マタイ受難曲

2023年4月7日

塾業界に(と大きく出たね)、正月休みというものはない。いや、一応休暇はあるが、ゆっくりできないし、「あけましておめでとうございます」という挨拶はない。その代わり、春休みは一息つかせてもらうことになる。てれっと休みが続く。
 
2023年は、その週が「受難週」だった。殆ど家でごろごろしている毎日なので、教会が連日中継をしてくださったのは、とても嬉しかった。殊に本日は、午後3時に合わせてのひとときが与えられ、感無量である。
 
教会暦でのことだが、今日は「受難日」。キリストの十字架は、年中意識から消えることはないが、やはりゆっくり朗読されるのを聞くと、深呼吸の中に何かが入ってくるような深くて重いものを感じる。
 
呪われたような殺され方をしたイエスを、正に呪うような気持ちで見る人もいるだろう。口ではそれを主などと呼ぶにしても、全くの他人事のようにしか捉えていない人もいるはずだ。だが私は、自分がそれをした、させた、そういうところからしか、近づけないでいる。

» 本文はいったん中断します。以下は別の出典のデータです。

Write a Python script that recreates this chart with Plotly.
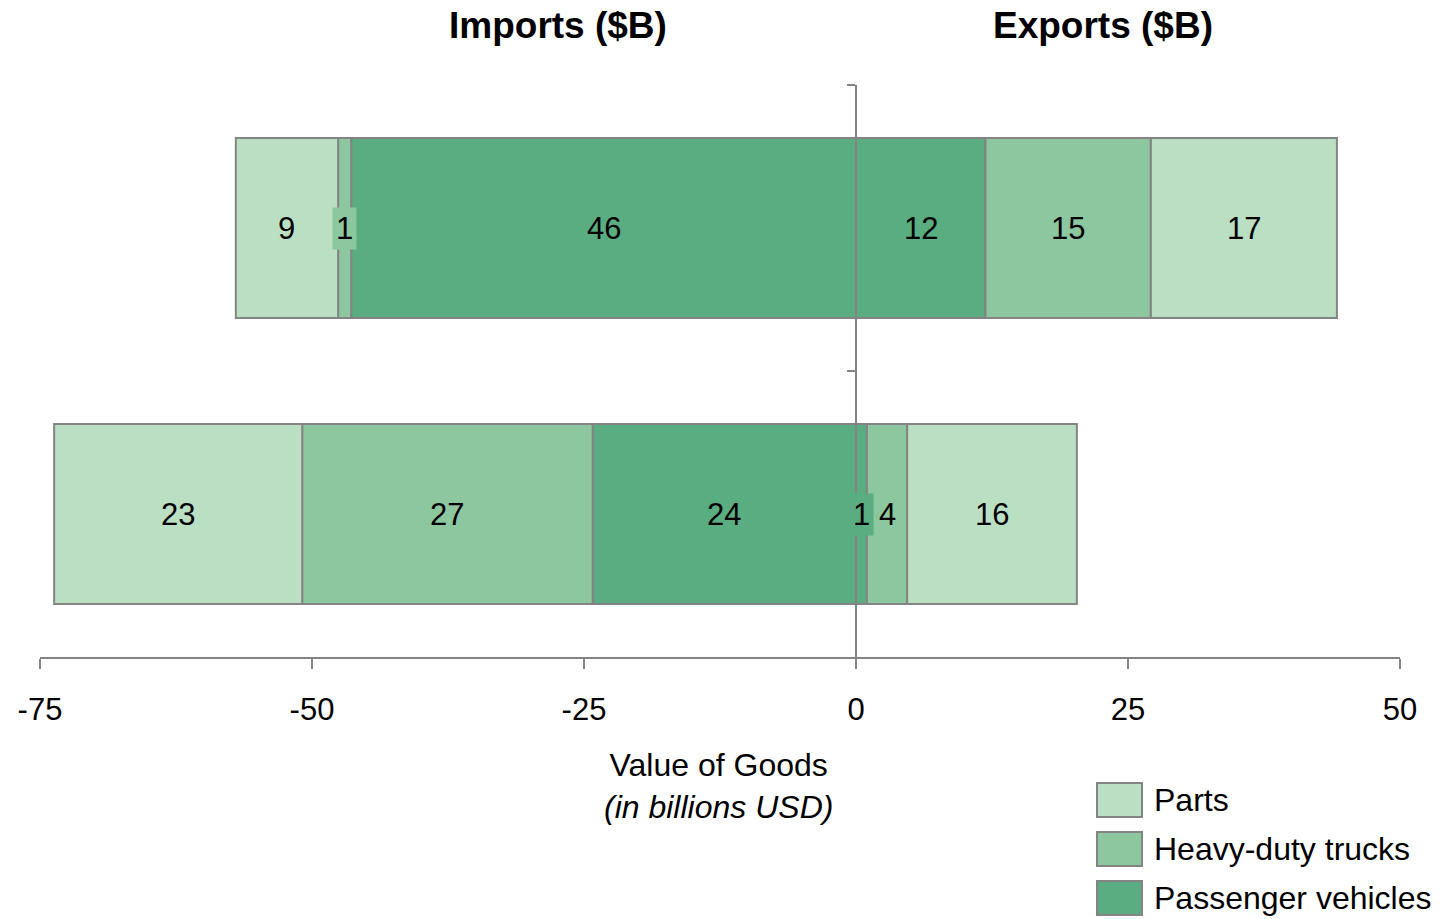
import plotly.graph_objects as go

# ---- data ----
rows = [1, 0]  # 1 = top bar, 0 = bottom bar
products = ["Passenger vehicles", "Heavy-duty trucks", "Parts"]  # stacking order from zero outward
imports = {
    "Passenger vehicles": [46.4, 24.2],
    "Heavy-duty trucks": [1.2, 26.7],
    "Parts": [9.4, 22.8],
}
exports = {
    "Passenger vehicles": [11.9, 1.0],
    "Heavy-duty trucks": [15.2, 3.7],
    "Parts": [17.1, 15.6],
}
colors = {
    "Parts": "#BBDFC3",
    "Heavy-duty trucks": "#8DC7A0",
    "Passenger vehicles": "#5AAD80",
}
legend_order = ["Parts", "Heavy-duty trucks", "Passenger vehicles"]
x_ticks = [-75, -50, -25, 0, 25, 50]

FONT = "Arial, Liberation Sans, sans-serif"
GREY = "#848484"
FS = 31
FS_BIG = 32

fig = go.Figure()
annotations = []

for direction, table, sign in (("Imports", imports, -1), ("Exports", exports, 1)):
    cum = [0.0 for _ in rows]
    for p in products:
        vals = table[p]
        fig.add_trace(go.Bar(
            y=rows, x=[sign * v for v in vals], orientation="h",
            name=p, marker=dict(color=colors[p], line=dict(color=GREY, width=2)),
            width=0.63, showlegend=False, hoverinfo="x+name",
        ))
        for i, v in enumerate(vals):
            center = sign * (cum[i] + v / 2)
            cum[i] += v
            small = v < 2
            annotations.append(dict(
                x=center, y=rows[i], xref="x", yref="y", text=str(int(v + 0.5)),
                showarrow=False, font=dict(size=FS, color="black", family=FONT),
                bgcolor=colors[p] if small else "rgba(0,0,0,0)", borderpad=3,
            ))

# dummy trace so the secondary (zero-crossing) y axis is drawn
fig.add_trace(go.Scatter(x=[None], y=[None], yaxis="y2", showlegend=False, hoverinfo="skip"))

x_min, x_max = -75, 50
zero_pos = (0 - x_min) / (x_max - x_min)

fig.update_layout(
    barmode="relative",
    width=1443, height=919,
    margin=dict(l=40, r=43, t=85, b=262),
    plot_bgcolor="white", paper_bgcolor="white",
    font=dict(family=FONT, size=FS, color="black"),
    xaxis=dict(
        range=[x_min, x_max], tickvals=x_ticks, ticktext=[str(t) for t in x_ticks],
        showline=True, linecolor=GREY, linewidth=2, ticks="outside", ticklen=10,
        tickwidth=2, tickcolor=GREY, showgrid=False, zeroline=False,
        tickfont=dict(size=FS, family=FONT, color="black"), ticklabelstandoff=14,
    ),
    yaxis=dict(range=[-0.5, 1.5], showticklabels=False, showgrid=False, zeroline=False,
               showline=False, ticks=""),
    yaxis2=dict(range=[-0.5, 1.5], overlaying="y", anchor="free", position=zero_pos,
                side="left", showline=True, linecolor=GREY, linewidth=2,
                ticks="outside", ticklen=8, tickwidth=2, tickcolor=GREY,
                tickvals=[0.5, 1.5], showticklabels=False, showgrid=False, zeroline=False),
)

plot_h = 919 - 85 - 262
plot_w = 1443 - 40 - 43


def px(xp):
    return (xp - 40) / plot_w


def py(yp):
    return (657 - yp) / plot_h


# titles
for text, cx in (("<b>Imports ($B)</b>", 558), ("<b>Exports ($B)</b>", 1103)):
    annotations.append(dict(x=px(cx), y=py(25), xref="paper", yref="paper", text=text,
                            xanchor="center", yanchor="middle", showarrow=False,
                            font=dict(size=37, family=FONT, color="black")))
# axis title
annotations.append(dict(x=px(718), y=py(786), xref="paper", yref="paper",
                        xanchor="center", yanchor="middle",
                        text="Value of Goods<br><i>(in billions USD)</i>",
                        showarrow=False, font=dict(size=FS_BIG, family=FONT, color="black")))

# manual legend
shapes = []
for k, p in enumerate(legend_order):
    cy = 800 + 49 * k
    shapes.append(dict(type="rect", xref="paper", yref="paper",
                       x0=px(1097), x1=px(1142), y0=py(cy + 17), y1=py(cy - 17),
                       fillcolor=colors[p], line=dict(color=GREY, width=2)))
    annotations.append(dict(x=px(1152), y=py(cy), xref="paper", yref="paper",
                            xanchor="left", yanchor="middle", text=p, showarrow=False,
                            font=dict(size=FS_BIG, family=FONT, color="black")))

fig.update_layout(annotations=annotations, shapes=shapes)
fig.write_html("out.html")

十字架に頭を垂れたイエスの姿への戦きというものを、隠すわけにはゆかない。
 
「受難日」は例年、仕事をする中で迎えていたので、今回はじっくり落ち着いた中で過ごせる。その割には断食したり長く祈祷したりするわけではないが、もうしばらく、静かな時をもっていよう。教会では、午後3時に合わせてリモート集会を開いてくれた。粋な計らいなどというと、不謹慎であろうか。
 
その後、カール・リヒターの「マタイ受難曲」をウェブサイトで見つけたので聞いてみる。昔けっこうな値段で買ったCDは、なぜだかすっかりダメになってしまった。いまはインターネットで便利になった。ありがたい。「ヨハネ受難曲」もあるようだ。どちらも、カール・リヒターの音源がある。いま繙くと、54歳で亡くなったという。若かったという記憶はあったが、これほどとは。昔から好きだった。
 
ドイツ語も邦訳も画面に出る。至れり尽くせりである。